Short problem:
Exclude the pictures and return every line exactly as written.

# start of Records for the exercise

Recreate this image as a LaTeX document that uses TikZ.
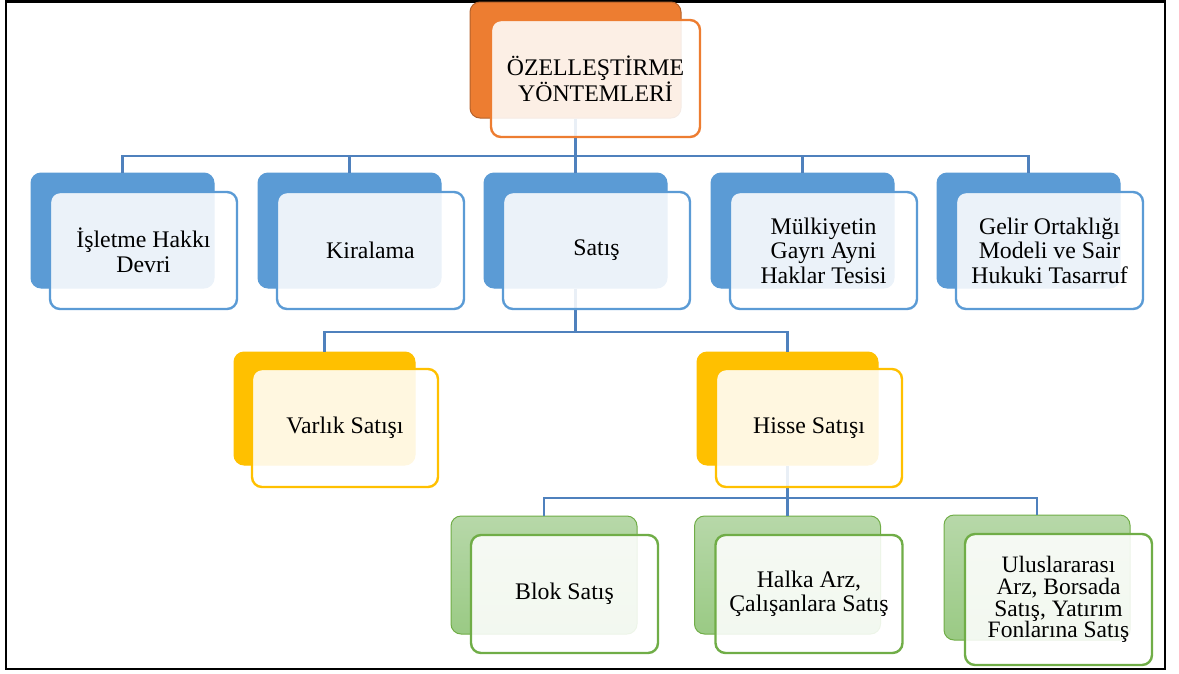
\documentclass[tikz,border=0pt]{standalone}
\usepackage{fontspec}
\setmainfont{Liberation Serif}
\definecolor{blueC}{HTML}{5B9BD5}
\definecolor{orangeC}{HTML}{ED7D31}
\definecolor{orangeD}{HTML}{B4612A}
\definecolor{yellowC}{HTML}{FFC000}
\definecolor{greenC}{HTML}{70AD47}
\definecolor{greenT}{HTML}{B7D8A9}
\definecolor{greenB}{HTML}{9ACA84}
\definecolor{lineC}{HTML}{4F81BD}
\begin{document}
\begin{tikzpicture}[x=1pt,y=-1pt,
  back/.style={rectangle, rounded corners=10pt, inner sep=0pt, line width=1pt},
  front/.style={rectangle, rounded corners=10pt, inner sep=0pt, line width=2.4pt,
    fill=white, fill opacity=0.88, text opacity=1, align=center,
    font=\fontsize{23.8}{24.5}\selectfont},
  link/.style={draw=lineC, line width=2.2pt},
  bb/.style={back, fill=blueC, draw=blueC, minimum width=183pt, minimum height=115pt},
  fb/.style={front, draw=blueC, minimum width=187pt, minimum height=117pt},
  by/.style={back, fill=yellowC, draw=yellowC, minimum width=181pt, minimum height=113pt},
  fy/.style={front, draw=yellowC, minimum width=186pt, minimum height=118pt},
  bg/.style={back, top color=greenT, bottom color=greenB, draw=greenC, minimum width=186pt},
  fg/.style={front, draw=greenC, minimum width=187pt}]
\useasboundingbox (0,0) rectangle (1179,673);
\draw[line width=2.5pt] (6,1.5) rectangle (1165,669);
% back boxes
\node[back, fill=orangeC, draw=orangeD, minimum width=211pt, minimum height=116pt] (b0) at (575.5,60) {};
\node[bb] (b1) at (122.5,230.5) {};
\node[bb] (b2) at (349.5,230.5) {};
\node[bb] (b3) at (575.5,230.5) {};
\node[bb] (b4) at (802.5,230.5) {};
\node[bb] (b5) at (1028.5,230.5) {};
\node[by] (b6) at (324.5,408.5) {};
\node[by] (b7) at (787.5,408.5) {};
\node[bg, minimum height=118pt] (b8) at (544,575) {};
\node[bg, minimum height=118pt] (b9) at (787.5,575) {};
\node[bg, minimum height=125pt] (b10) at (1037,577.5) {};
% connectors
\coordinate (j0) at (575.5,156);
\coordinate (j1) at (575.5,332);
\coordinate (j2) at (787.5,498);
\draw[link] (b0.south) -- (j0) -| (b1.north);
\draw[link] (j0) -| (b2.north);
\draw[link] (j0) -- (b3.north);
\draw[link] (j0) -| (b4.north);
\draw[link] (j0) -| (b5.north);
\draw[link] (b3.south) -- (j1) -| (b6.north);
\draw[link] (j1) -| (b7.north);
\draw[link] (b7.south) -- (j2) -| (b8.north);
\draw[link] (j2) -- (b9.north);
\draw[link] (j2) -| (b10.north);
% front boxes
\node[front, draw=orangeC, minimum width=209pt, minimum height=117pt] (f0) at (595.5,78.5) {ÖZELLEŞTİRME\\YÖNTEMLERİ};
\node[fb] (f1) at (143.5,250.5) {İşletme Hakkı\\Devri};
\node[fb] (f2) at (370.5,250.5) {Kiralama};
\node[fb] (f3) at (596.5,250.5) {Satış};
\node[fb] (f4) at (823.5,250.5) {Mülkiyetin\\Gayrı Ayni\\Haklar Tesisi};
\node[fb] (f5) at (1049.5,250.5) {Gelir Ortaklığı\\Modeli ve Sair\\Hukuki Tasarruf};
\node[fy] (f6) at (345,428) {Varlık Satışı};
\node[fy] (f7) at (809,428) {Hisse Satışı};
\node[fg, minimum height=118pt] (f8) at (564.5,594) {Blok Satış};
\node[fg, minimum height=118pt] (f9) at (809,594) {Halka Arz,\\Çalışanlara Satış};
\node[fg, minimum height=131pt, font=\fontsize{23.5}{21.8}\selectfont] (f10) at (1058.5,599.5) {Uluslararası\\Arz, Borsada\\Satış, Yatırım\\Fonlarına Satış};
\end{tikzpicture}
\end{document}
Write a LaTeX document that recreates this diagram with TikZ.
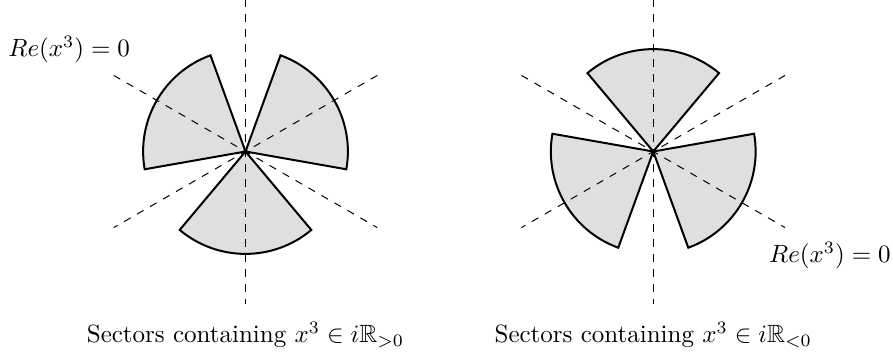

# end of Records for the exercise

Finished task:
Recreate this image as a LaTeX document that uses TikZ.
\documentclass[tikz,border=0pt]{standalone}
\usepackage{fontspec}
\setmainfont{Liberation Serif}
\definecolor{blueC}{HTML}{5B9BD5}
\definecolor{orangeC}{HTML}{ED7D31}
\definecolor{orangeD}{HTML}{B4612A}
\definecolor{yellowC}{HTML}{FFC000}
\definecolor{greenC}{HTML}{70AD47}
\definecolor{greenT}{HTML}{B7D8A9}
\definecolor{greenB}{HTML}{9ACA84}
\definecolor{lineC}{HTML}{4F81BD}
\begin{document}
\begin{tikzpicture}[x=1pt,y=-1pt,
  back/.style={rectangle, rounded corners=10pt, inner sep=0pt, line width=1pt},
  front/.style={rectangle, rounded corners=10pt, inner sep=0pt, line width=2.4pt,
    fill=white, fill opacity=0.88, text opacity=1, align=center,
    font=\fontsize{23.8}{24.5}\selectfont},
  link/.style={draw=lineC, line width=2.2pt},
  bb/.style={back, fill=blueC, draw=blueC, minimum width=183pt, minimum height=115pt},
  fb/.style={front, draw=blueC, minimum width=187pt, minimum height=117pt},
  by/.style={back, fill=yellowC, draw=yellowC, minimum width=181pt, minimum height=113pt},
  fy/.style={front, draw=yellowC, minimum width=186pt, minimum height=118pt},
  bg/.style={back, top color=greenT, bottom color=greenB, draw=greenC, minimum width=186pt},
  fg/.style={front, draw=greenC, minimum width=187pt}]
\useasboundingbox (0,0) rectangle (1179,673);
\draw[line width=2.5pt] (6,1.5) rectangle (1165,669);
% back boxes
\node[back, fill=orangeC, draw=orangeD, minimum width=211pt, minimum height=116pt] (b0) at (575.5,60) {};
\node[bb] (b1) at (122.5,230.5) {};
\node[bb] (b2) at (349.5,230.5) {};
\node[bb] (b3) at (575.5,230.5) {};
\node[bb] (b4) at (802.5,230.5) {};
\node[bb] (b5) at (1028.5,230.5) {};
\node[by] (b6) at (324.5,408.5) {};
\node[by] (b7) at (787.5,408.5) {};
\node[bg, minimum height=118pt] (b8) at (544,575) {};
\node[bg, minimum height=118pt] (b9) at (787.5,575) {};
\node[bg, minimum height=125pt] (b10) at (1037,577.5) {};
% connectors
\coordinate (j0) at (575.5,156);
\coordinate (j1) at (575.5,332);
\coordinate (j2) at (787.5,498);
\draw[link] (b0.south) -- (j0) -| (b1.north);
\draw[link] (j0) -| (b2.north);
\draw[link] (j0) -- (b3.north);
\draw[link] (j0) -| (b4.north);
\draw[link] (j0) -| (b5.north);
\draw[link] (b3.south) -- (j1) -| (b6.north);
\draw[link] (j1) -| (b7.north);
\draw[link] (b7.south) -- (j2) -| (b8.north);
\draw[link] (j2) -- (b9.north);
\draw[link] (j2) -| (b10.north);
% front boxes
\node[front, draw=orangeC, minimum width=209pt, minimum height=117pt] (f0) at (595.5,78.5) {ÖZELLEŞTİRME\\YÖNTEMLERİ};
\node[fb] (f1) at (143.5,250.5) {İşletme Hakkı\\Devri};
\node[fb] (f2) at (370.5,250.5) {Kiralama};
\node[fb] (f3) at (596.5,250.5) {Satış};
\node[fb] (f4) at (823.5,250.5) {Mülkiyetin\\Gayrı Ayni\\Haklar Tesisi};
\node[fb] (f5) at (1049.5,250.5) {Gelir Ortaklığı\\Modeli ve Sair\\Hukuki Tasarruf};
\node[fy] (f6) at (345,428) {Varlık Satışı};
\node[fy] (f7) at (809,428) {Hisse Satışı};
\node[fg, minimum height=118pt] (f8) at (564.5,594) {Blok Satış};
\node[fg, minimum height=118pt] (f9) at (809,594) {Halka Arz,\\Çalışanlara Satış};
\node[fg, minimum height=131pt, font=\fontsize{23.5}{21.8}\selectfont] (f10) at (1058.5,599.5) {Uluslararası\\Arz, Borsada\\Satış, Yatırım\\Fonlarına Satış};
\end{tikzpicture}
\end{document}
Write a LaTeX document that recreates this diagram with TikZ.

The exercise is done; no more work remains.